The gentlemen at the MMA meeting must be aware of the pressures on Pakistan and its inability to resist them, aside from the fact that many of our own observers believe that sending the “jihadis” across the Line of Control was a poor idea to begin with. The MMA should have recalled another relevant fact. Having been chosen as the messenger of God, our Prophet (pbuh) lived and preached in Makkah for twelve years. During this time of relative material weakness, he and his companions undertook no physical fights against their opponents.

Indeed, they were rather cautious and circumspect even in their mission of preaching. Jihad came after they had begun to gain strength both in numbers and material resources following their migration to Madina.

The MMA folks know all of this. Why are they then threatening to launch movements to overthrow the government even as they know that their demands cannot be met? Do they speak as they do because their faith in Islam is so intense as to leave them no other option? Are they the likes of Imam Husain, ready to embrace martyrdom in the cause of righteousness? I don’t think so.

In this connection, one may wonder why none of them has gone to fight the Indian forces in Kashmir. They may be good believers, each in his own way, but they are politicians just as much. A sense of Islamic obligation may have entered their thinking, but the desire to disrupt the country’s present political order is equally, if not more, a part of their design.

Which way is the Kashmir dispute going now? It has had three dimensions. First, Pakistan expected to have all or much of the state following a plebiscite that, it hoped, would go in its favour. India did initially agree to this procedure, mandated at the time by the United Nations, but repudiated it in 1954, and the world powers have done nothing to change its mind. This version of the dispute has, thus, been dead a long time despite Pakistan’s efforts, including war with India, to enliven it.

Second, by all objective accounts-some of them provided by Indian observers — the Muslim population in held Kashmir is greatly dissatisfied with Indian rule and has carried on a revolt against it for nearly thirteen years. Third, Pakistan has been encouraging or allowing Islamic militants and/or mercenaries to go into held Kashmir to aid the local insurgents. General Musharraf’s government has officially closed this third version of the dispute under international pressure and in view of India’s war like moves. What is then left of the dispute?

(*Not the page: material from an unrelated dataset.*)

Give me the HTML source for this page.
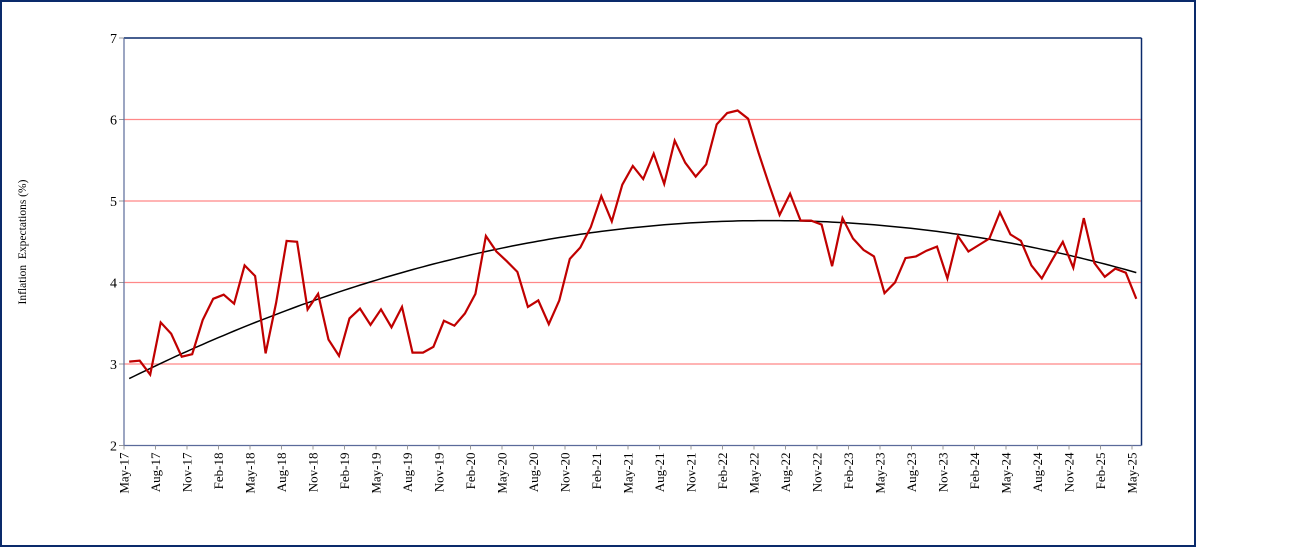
<!DOCTYPE html>
<html><head><meta charset="utf-8"><style>
html,body{margin:0;padding:0;background:#fff;}
svg{display:block;}
text{font-family:"Liberation Serif",serif;fill:#000;}
</style></head><body>
<svg id="s" width="1290" height="548" xmlns="http://www.w3.org/2000/svg">
<rect x="1" y="1" width="1194" height="545" fill="#fff" stroke="#0a2a6b" stroke-width="2"/>
<g id="g"></g>
</svg>
<script>
var d=[3.03,3.04,2.87,3.51,3.37,3.09,3.12,3.54,3.80,3.85,3.74,4.21,4.08,3.13,3.75,4.51,4.50,3.67,3.86,3.30,3.10,3.56,3.68,3.48,3.67,3.45,3.70,3.14,3.14,3.21,3.53,3.47,3.62,3.86,4.57,4.38,4.26,4.13,3.70,3.78,3.49,3.78,4.29,4.43,4.68,5.06,4.75,5.20,5.43,5.27,5.58,5.21,5.74,5.47,5.30,5.45,5.94,6.08,6.11,6.01,5.59,5.20,4.83,5.09,4.76,4.76,4.71,4.20,4.79,4.54,4.40,4.32,3.87,4.00,4.30,4.32,4.39,4.44,4.05,4.57,4.38,4.46,4.54,4.86,4.59,4.51,4.21,4.05,4.28,4.50,4.18,4.79,4.24,4.07,4.17,4.12,3.80];
var L=124,R=1141.5,T=38,B=445.5,w=(R-L)/97;
function Y(v){return T+(7-v)*(B-T)/5;}
function X(i){return L+w*(i+0.5);}
var h='';
for(var v=3;v<=6;v++)h+='<line x1="'+L+'" x2="'+R+'" y1="'+Y(v)+'" y2="'+Y(v)+'" stroke="#ff8888" stroke-width="1.3"/>';
for(var v=2;v<=7;v++){h+='<line x1="'+(L-5)+'" x2="'+L+'" y1="'+Y(v)+'" y2="'+Y(v)+'" stroke="#999"/>';
h+='<text x="'+(L-7)+'" y="'+(Y(v)+5)+'" font-size="14" text-anchor="end">'+v+'</text>';}
h+='<line x1="'+L+'" x2="'+R+'" y1="'+T+'" y2="'+T+'" stroke="#0a2a6b" stroke-width="1.5"/>';
h+='<line x1="'+R+'" x2="'+R+'" y1="'+T+'" y2="'+B+'" stroke="#0a2a6b" stroke-width="1.5"/>';
h+='<line x1="'+L+'" x2="'+L+'" y1="'+T+'" y2="'+B+'" stroke="#5a6a9a" stroke-width="1.2"/>';
h+='<line x1="'+L+'" x2="'+R+'" y1="'+B+'" y2="'+B+'" stroke="#5a6a9a" stroke-width="1.2"/>';
var m=['May','Aug','Nov','Feb'];
for(var k=0;k<=32;k++){var x=L+31.5*k;var yr=17+Math.floor((k+1)/4);
h+='<line x1="'+x+'" x2="'+x+'" y1="'+B+'" y2="'+(B+4)+'" stroke="#999"/>';
h+='<text transform="translate('+(x+4.5)+','+(B+7)+') rotate(-90)" font-size="13" text-anchor="end">'+m[k%4]+'-'+yr+'</text>';}
var p='';for(var i=0;i<97;i++)p+=X(i).toFixed(1)+','+Y(d[i]).toFixed(1)+' ';
var t='';for(var i=0;i<=96;i+=0.5){var v=4.76-0.000521*(i-61)*(i-61);t+=X(i).toFixed(1)+','+Y(v).toFixed(1)+' ';}
h+='<polyline points="'+t+'" fill="none" stroke="#000" stroke-width="1.5"/>';
h+='<polyline points="'+p+'" fill="none" stroke="#c00000" stroke-width="2.2" stroke-linejoin="miter"/>';
h+='<text transform="translate(26,242) rotate(-90)" font-size="11.5" text-anchor="middle" xml:space="preserve">Inflation  Expectations (%)</text>';
document.getElementById('g').innerHTML=h;
</script>
</body></html>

Pakistan says that while it will not go to war with India over the future of Kashmir, and while it will not help the local insurgents with fighting men, money, or weapons, it will continue to give them moral, diplomatic, and political support. This is an intriguing position in that its meaning has been left to speculation. What kind of action does “moral” support entail? We approve of the recipient’s cause. We applaud when he makes gains, and we send condolences when he suffers reverses. In the latter case, we may also denounce his oppressor, but not so virulently as to provoke him to start hurting us as well. It is hard to think of much else as a manifestation of moral support.

Even if we exclude war, which is also a form of politics, political support can include a whole array of actions. During the 1970s we gave Sikh separatists in the Indian Punjab money, weapons, training and sanctuaries. That was surely “political” support and essentially the same kind as we have been providing to the “jihadis” going into held Kashmir. But since we have now reaffirmed our earlier commitment to discontinue this aid, our talk of political support to the freedom struggle in Kashmir may be dismissed as high-sounding but insubstantial speech.

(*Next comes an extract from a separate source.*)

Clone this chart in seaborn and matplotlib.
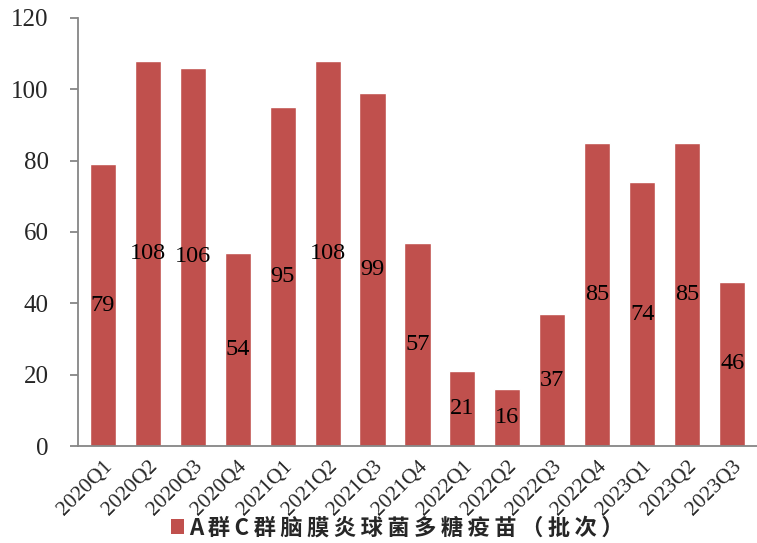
import matplotlib
matplotlib.use("Agg")
import matplotlib.pyplot as plt
import seaborn as sns
import pandas as pd
from matplotlib.patches import Patch

quarters = ["2020Q1", "2020Q2", "2020Q3", "2020Q4", "2021Q1", "2021Q2", "2021Q3", "2021Q4",
            "2022Q1", "2022Q2", "2022Q3", "2022Q4", "2023Q1", "2023Q2", "2023Q3"]
batches = [79, 108, 106, 54, 95, 108, 99, 57, 21, 16, 37, 85, 74, 85, 46]
series_name = "A群C群脑膜炎球菌多糖疫苗（批次）"

df = pd.DataFrame({"quarter": quarters, "value": batches})

sns.set_theme(style="white")
plt.rcParams["font.family"] = ["Liberation Serif", "Noto Sans CJK SC", "DejaVu Sans"]

fig = plt.figure(figsize=(7.57, 5.43), dpi=100)
ax = fig.add_axes([0.103, 0.1786, 0.897, 0.7883])

color = "#C0504D"
sns.barplot(data=df, x="quarter", y="value", color=color, saturation=1, width=0.58, ax=ax)

ax.set_ylim(0, 120)
ax.set_yticks(range(0, 121, 20))
ax.set_xlim(-0.55, len(quarters) - 0.45)
ax.set_xlabel("")
ax.set_ylabel("")

for s in ["top", "right"]:
    ax.spines[s].set_visible(False)
for s in ["left", "bottom"]:
    ax.spines[s].set_color("#868686")
    ax.spines[s].set_linewidth(1.3)

ax.tick_params(axis="y", direction="out", length=6, width=1.3, color="#868686",
               labelsize=18, pad=15, left=True)
ax.tick_params(axis="x", length=0, labelsize=15.5, pad=8)
for lbl in ax.get_yticklabels():
    lbl.set_fontfamily("Liberation Serif")
for lbl in ax.get_xticklabels():
    lbl.set_rotation(45)
    lbl.set_ha("right")
    lbl.set_rotation_mode("anchor")
    lbl.set_fontfamily("Liberation Serif")

for i, v in enumerate(batches):
    ax.text(i, v / 2, str(v), ha="center", va="center", fontsize=17.5,
            fontfamily="Liberation Serif", color="black")

spaced_name = "\u2009".join(series_name)
handle = Patch(facecolor=color, edgecolor="none")
leg = fig.legend([handle], [spaced_name], loc="center", bbox_to_anchor=(0.525, 0.028),
                 frameon=False, handlelength=0.6, handleheight=0.6, handletextpad=0.25,
                 prop={"family": ["Noto Sans CJK SC", "DejaVu Sans"], "weight": "bold", "size": 16})

fig.savefig("out.png", dpi=100)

How about diplomatic support? At the United Nations and other international forums we have regularly called attention to India’s oppressive colonial rule in Kashmir as a cause of tension and as a threat to peace. Statesmen across the world urge India and Pakistan to resolve the issue by discussion. India is reluctant to do so and, in any case, it is not willing to discuss it within the Pakistani terms of reference. The outsiders are not prepared to pressure India in this regard.

In recent memory Pakistan has not called upon the United Nations to get its resolutions on Kashmir implemented, presumably because it expects little international support for such a move. It appears then that our offer of diplomatic support to the Kashmiris is just as inconsequential as that of our moral amd political support.

Basically, then, we are talking of a dispute between the Kashmiri Muslims and the government of India to which Pakistan wants to remain a party as a supporter of the former’s aspirations. These aspirations are not firmly determined: they could go from union with Pakistan to independence to some sort of an autonomous status within India. The Indian government does not want Pakistan to have a say in the process whereby it reaches a settlement with the Kashmiris. The latter, or many of them, welcomed Pakistan’s material assistance while it lasted. But it is not clear how they will feel about its continued involvement in their dealings with India if its assistance is reduced to verbal advocacy alone.

Pakistan has been demanding a “dialogue” with India on all issues, including Kashmir. World leaders, fearful of war between these two countries, have been urging them to have one. If and when a dialogue does begin, the Indian side will probably want to avoid, or postpone to a more “propitious” time, the “core” issue and instead, talk about “confidence-building measures” and other things. But if the Indians do agree to discuss Kashmir, have we thought of anything new to say that they have not already heard and rejected?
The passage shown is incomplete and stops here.